Joan Delano Aiken (4 September 1924 – 4 January 2004) was an English writer specialising in supernatural fiction and children's alternative history novels. In 1999 she was awarded an MBE for her services to children's literature. For The Whispering Mountain, published by Jonathan Cape in 1968, she won the Guardian Children's Fiction Prize, a book award judged by a panel of British children's writers, and she was a commended runner-up for the Carnegie Medal from the Library Association, recognising the year's best children's book by a British writer. She won an Edgar Allan Poe Award (1972) for Night Fall.

Biography

Aiken was born in Mermaid Street in Rye, Sussex, on 4 September 1924. Her father was the American Pulitzer Prize-winning poet Conrad Aiken (1889–1973). Her older brother was the writer and research chemist John Aiken (1913–1990), and her older sister was the writer Jane Aiken Hodge (1917–2009). Their mother, Canadian-born Jessie MacDonald (1889–1970), was a Master's graduate from Radcliffe College, Cambridge, Massachusetts. Jessie and Conrad's marriage was dissolved in 1929, and Jessie married the English writer Martin Armstrong in 1930. Conrad Aiken went on to marry twice more. Together with her brother John and her sister Jane, Joan Aiken wrote Conrad Aiken Remembered (1989), a short appreciation of their father.

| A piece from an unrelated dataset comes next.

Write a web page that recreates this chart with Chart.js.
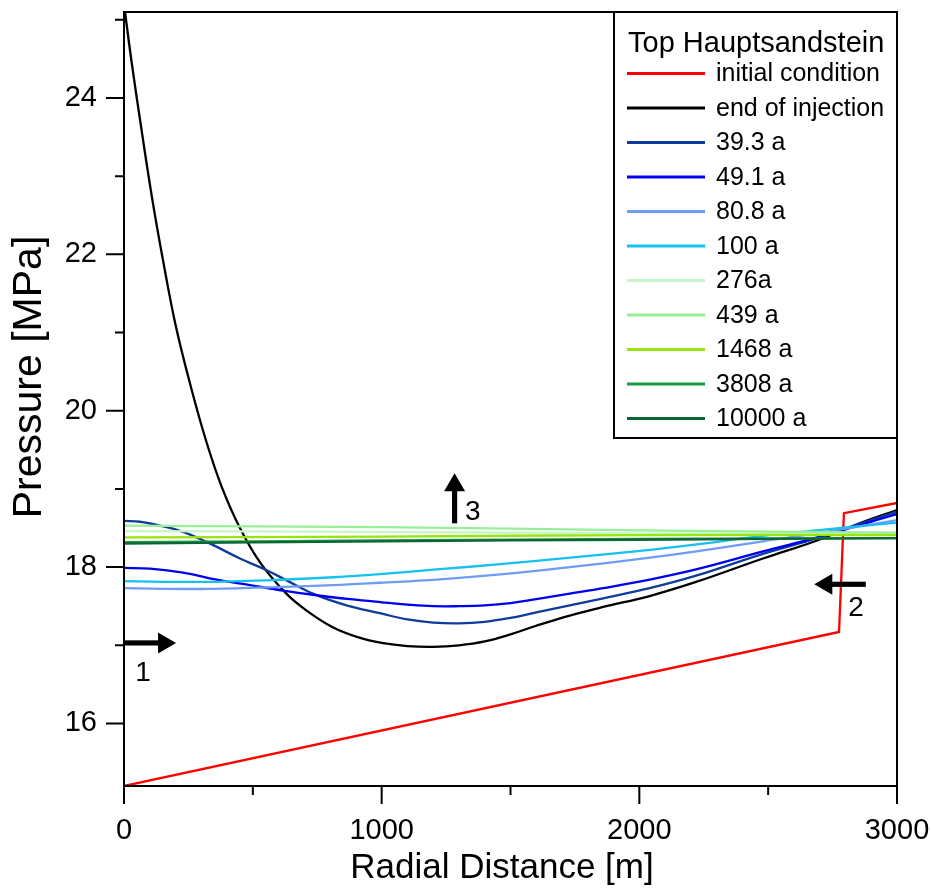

Aiken was taught at home by her mother until the age of twelve and from 1936 to 1940 at Wychwood School for girls in North Oxford. She did not attend university. Writing stories from an early age, she finished her first full-length novel when she was sixteen and had her first short story for adults accepted for publication when she was seventeen. In 1941 her first children's story was broadcast on the BBC's Children's Hour.